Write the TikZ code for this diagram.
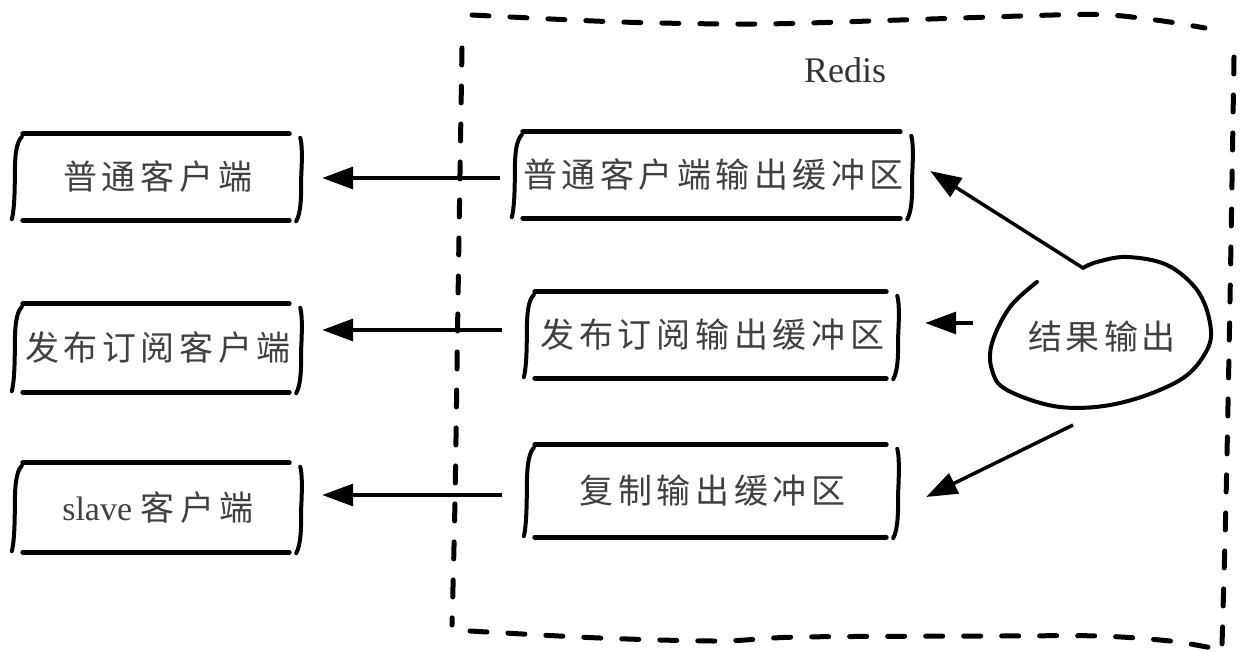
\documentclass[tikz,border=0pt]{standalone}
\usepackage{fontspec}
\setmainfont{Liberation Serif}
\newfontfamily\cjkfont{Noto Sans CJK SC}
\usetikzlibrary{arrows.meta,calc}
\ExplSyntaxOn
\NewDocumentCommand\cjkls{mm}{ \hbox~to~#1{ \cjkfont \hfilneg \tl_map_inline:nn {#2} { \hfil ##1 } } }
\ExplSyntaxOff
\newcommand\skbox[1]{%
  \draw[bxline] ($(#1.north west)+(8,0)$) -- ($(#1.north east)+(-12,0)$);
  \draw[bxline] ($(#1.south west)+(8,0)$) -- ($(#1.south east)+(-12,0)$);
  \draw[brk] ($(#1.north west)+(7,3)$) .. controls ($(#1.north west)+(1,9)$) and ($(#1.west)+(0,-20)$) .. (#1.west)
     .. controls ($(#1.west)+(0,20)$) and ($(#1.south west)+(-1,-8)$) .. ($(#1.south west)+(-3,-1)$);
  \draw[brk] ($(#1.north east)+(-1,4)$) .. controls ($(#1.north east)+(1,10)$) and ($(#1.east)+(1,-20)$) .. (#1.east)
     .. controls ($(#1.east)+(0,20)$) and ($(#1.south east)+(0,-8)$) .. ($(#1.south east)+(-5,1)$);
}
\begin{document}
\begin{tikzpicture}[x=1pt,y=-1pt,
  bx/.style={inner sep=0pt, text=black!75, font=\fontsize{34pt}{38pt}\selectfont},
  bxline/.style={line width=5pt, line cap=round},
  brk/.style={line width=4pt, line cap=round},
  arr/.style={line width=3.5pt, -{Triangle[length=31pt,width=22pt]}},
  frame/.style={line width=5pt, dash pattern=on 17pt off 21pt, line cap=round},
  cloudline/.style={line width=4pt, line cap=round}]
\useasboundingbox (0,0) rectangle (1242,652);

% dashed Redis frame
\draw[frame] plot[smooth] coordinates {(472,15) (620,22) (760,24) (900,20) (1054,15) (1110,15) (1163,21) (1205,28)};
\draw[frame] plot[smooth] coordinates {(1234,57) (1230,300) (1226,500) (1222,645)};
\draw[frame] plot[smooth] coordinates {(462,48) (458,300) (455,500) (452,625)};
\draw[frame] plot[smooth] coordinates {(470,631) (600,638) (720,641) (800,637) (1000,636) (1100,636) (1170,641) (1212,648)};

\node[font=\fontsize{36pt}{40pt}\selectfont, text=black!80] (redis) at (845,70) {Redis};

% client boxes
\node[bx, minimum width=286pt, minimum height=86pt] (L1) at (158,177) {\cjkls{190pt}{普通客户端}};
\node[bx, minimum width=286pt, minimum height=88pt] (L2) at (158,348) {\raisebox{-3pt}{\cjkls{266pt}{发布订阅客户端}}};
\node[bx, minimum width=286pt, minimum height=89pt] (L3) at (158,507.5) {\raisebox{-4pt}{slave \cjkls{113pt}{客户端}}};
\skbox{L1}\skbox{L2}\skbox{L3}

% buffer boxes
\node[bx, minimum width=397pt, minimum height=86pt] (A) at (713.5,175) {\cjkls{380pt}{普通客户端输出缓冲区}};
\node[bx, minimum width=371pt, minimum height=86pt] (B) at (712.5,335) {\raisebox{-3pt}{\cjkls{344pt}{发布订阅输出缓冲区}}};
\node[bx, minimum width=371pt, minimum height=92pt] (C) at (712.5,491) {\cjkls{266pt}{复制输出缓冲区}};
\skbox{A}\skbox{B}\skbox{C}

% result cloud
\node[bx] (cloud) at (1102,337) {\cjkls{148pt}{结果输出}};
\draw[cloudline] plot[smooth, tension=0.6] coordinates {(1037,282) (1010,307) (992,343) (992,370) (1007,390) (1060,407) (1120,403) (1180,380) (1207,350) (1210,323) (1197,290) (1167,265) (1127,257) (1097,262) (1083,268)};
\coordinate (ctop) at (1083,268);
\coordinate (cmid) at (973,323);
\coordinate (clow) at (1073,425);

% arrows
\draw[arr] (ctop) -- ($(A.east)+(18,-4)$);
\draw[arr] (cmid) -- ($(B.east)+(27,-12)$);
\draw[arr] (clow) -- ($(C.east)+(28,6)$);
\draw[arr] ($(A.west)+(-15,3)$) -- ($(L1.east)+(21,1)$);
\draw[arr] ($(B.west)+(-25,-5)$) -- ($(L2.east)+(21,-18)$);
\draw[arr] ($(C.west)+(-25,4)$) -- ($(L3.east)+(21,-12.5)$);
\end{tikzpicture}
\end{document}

..............................

#### [The request]
Omit the pictures, then repeat exactly each line from the beginning of the listing through the line with "(0,0) rectangle (1242,652);".

#### [Correct response]
Write the TikZ code for this diagram.
\documentclass[tikz,border=0pt]{standalone}
\usepackage{fontspec}
\setmainfont{Liberation Serif}
\newfontfamily\cjkfont{Noto Sans CJK SC}
\usetikzlibrary{arrows.meta,calc}
\ExplSyntaxOn
\NewDocumentCommand\cjkls{mm}{ \hbox~to~#1{ \cjkfont \hfilneg \tl_map_inline:nn {#2} { \hfil ##1 } } }
\ExplSyntaxOff
\newcommand\skbox[1]{%
  \draw[bxline] ($(#1.north west)+(8,0)$) -- ($(#1.north east)+(-12,0)$);
  \draw[bxline] ($(#1.south west)+(8,0)$) -- ($(#1.south east)+(-12,0)$);
  \draw[brk] ($(#1.north west)+(7,3)$) .. controls ($(#1.north west)+(1,9)$) and ($(#1.west)+(0,-20)$) .. (#1.west)
     .. controls ($(#1.west)+(0,20)$) and ($(#1.south west)+(-1,-8)$) .. ($(#1.south west)+(-3,-1)$);
  \draw[brk] ($(#1.north east)+(-1,4)$) .. controls ($(#1.north east)+(1,10)$) and ($(#1.east)+(1,-20)$) .. (#1.east)
     .. controls ($(#1.east)+(0,20)$) and ($(#1.south east)+(0,-8)$) .. ($(#1.south east)+(-5,1)$);
}
\begin{document}
\begin{tikzpicture}[x=1pt,y=-1pt,
  bx/.style={inner sep=0pt, text=black!75, font=\fontsize{34pt}{38pt}\selectfont},
  bxline/.style={line width=5pt, line cap=round},
  brk/.style={line width=4pt, line cap=round},
  arr/.style={line width=3.5pt, -{Triangle[length=31pt,width=22pt]}},
  frame/.style={line width=5pt, dash pattern=on 17pt off 21pt, line cap=round},
  cloudline/.style={line width=4pt, line cap=round}]
\useasboundingbox (0,0) rectangle (1242,652);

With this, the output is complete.